Milliardeninvestition nötig
Umweltminister Olaf Lies räumt ein, das Problem erst spät erkannt zu haben. "Sagen wir mal, dass wir nicht früh dran sind. Da sind wir uns einig. Aber wir sind noch handlungsfähig". Eine Entwässerung, die auch in Zeiten des Klimawandels funktioniert, wird teuer. Wie teuer, wisse man noch nicht, sagt Lies.
Schleswig-Holstein ist da schon einen Schritt weiter. In einem Bericht der Wasser- und Bodenverbände Schleswig-Holsteins, werden die Kosten für Klimawandelanpassung beim Thema Entwässerung prognostiziert. Dort geht man von 3,6 Milliarden Euro aus. Dabei geht es vor allem um Rohrleitungen und Schöpfwerke. Minister Lies hofft, dass es bis 2025 einen Generalplan Binnenentwässerung gibt. Dann könnte man mit den Planungsverfahren der einzelnen Bauten starten.

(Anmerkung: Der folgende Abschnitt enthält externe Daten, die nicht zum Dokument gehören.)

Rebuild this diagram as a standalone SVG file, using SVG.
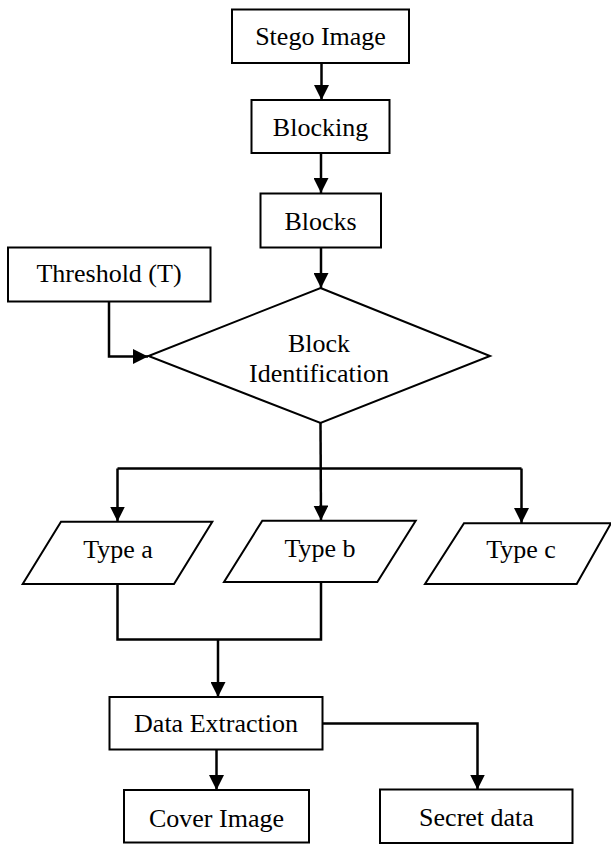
<svg xmlns="http://www.w3.org/2000/svg" width="611" height="844" viewBox="0 0 611 844">
<style>
.box{fill:#fff;stroke:#000;stroke-width:2}
.t{font-family:"Liberation Serif","Times New Roman",serif;font-size:26px;fill:#000;text-anchor:middle}
.c{fill:none;stroke:#000;stroke-width:2.5}
.ca{fill:none;stroke:#000;stroke-width:2.5;marker-end:url(#ah)}
</style>
<defs>
<marker id="ah" markerUnits="userSpaceOnUse" markerWidth="15" markerHeight="15" refX="15" refY="7.5" orient="auto" viewBox="0 0 15 15">
<path d="M0,0 L15,7.5 L0,15 z" fill="#000"/>
</marker>
</defs>
<rect width="611" height="844" fill="#fff"/>
<g id="connectors">
<path class="ca" d="M321.5,63 V100"/>
<path class="ca" d="M321,153 V193"/>
<path class="ca" d="M321,248 V288"/>
<path class="ca" d="M109,302 V356.5 H148"/>
<path class="ca" d="M320.5,423 L321,520.5"/>
<path class="c" d="M117.5,468.5 H521.5"/>
<path class="ca" d="M117.5,468.5 V521.5"/>
<path class="ca" d="M521.5,468.5 V523"/>
<path class="c" d="M117.5,584 V639.5 H321 V582"/>
<path class="ca" d="M218,639.5 V697"/>
<path class="ca" d="M216.5,749.5 V790"/>
<path class="ca" d="M323,723.5 H477.5 V789.5"/>
</g>
<g id="stego">
<rect class="box" x="232" y="9.5" width="177" height="53.5"/>
<text class="t" x="320.5" y="45">Stego Image</text>
</g>
<g id="blocking">
<rect class="box" x="251.5" y="100" width="138" height="53"/>
<text class="t" x="320.5" y="136">Blocking</text>
</g>
<g id="blocks">
<rect class="box" x="260.5" y="193.5" width="120.5" height="54"/>
<text class="t" x="320.5" y="230">Blocks</text>
</g>
<g id="threshold">
<rect class="box" x="8" y="247.5" width="202.5" height="54"/>
<text class="t" x="109" y="282">Threshold (T)</text>
</g>
<g id="identification">
<polygon class="box" points="320.5,288 490,356 320.5,423 148.5,356"/>
<text class="t" x="319" y="352">Block</text>
<text class="t" x="319" y="382">Identification</text>
</g>
<g id="typea">
<polygon class="box" points="61,521.7 212.3,521.7 174,584 22.7,584"/>
<text class="t" x="118" y="558">Type a</text>
</g>
<g id="typeb">
<polygon class="box" points="262.3,520.7 415.7,520.7 377.3,582 224,582"/>
<text class="t" x="320" y="556.5">Type b</text>
</g>
<g id="typec">
<polygon class="box" points="464,523.3 611,523.3 576.7,584 425,584"/>
<text class="t" x="521" y="558">Type c</text>
</g>
<g id="extraction">
<rect class="box" x="109.5" y="697" width="213" height="52.5"/>
<text class="t" x="216" y="731.5">Data Extraction</text>
</g>
<g id="cover">
<rect class="box" x="124" y="790" width="185" height="52.5"/>
<text class="t" x="216.5" y="826.5">Cover Image</text>
</g>
<g id="secret">
<rect class="box" x="380" y="789.5" width="192.5" height="53.5"/>
<text class="t" x="476.5" y="826">Secret data</text>
</g>
</svg>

Der Jungbauer Marten Alberts-Tammena in Ostfriesland kann nur hoffen, dass seine tiefliegenden Weiden bis dahin nicht feuchter werden, als sie es heute schon sind. "Wenn die immer weiter vernässen, dann ist keine Weidehaltung möglich", sagt er. "Und wir sind ja ein Biobetrieb. Da ist Weidehaltung Pflicht. Wir sind abhängig davon, dass in Zukunft alles weiter funktioniert." Wenn es in 20 bis 30 Jahren keine leistungsfähige Entwässerungsalternative zum Sielen gibt, dann werden Landwirte wie Marten Alberts-Tammena einen Teil ihrer Weiden womöglich nicht mehr nutzen können. Ob er den Betrieb weiter führen kann, wird auch davon abhängen, wie gut sich Norddeutschland auf den Klimawandel vorbereitet.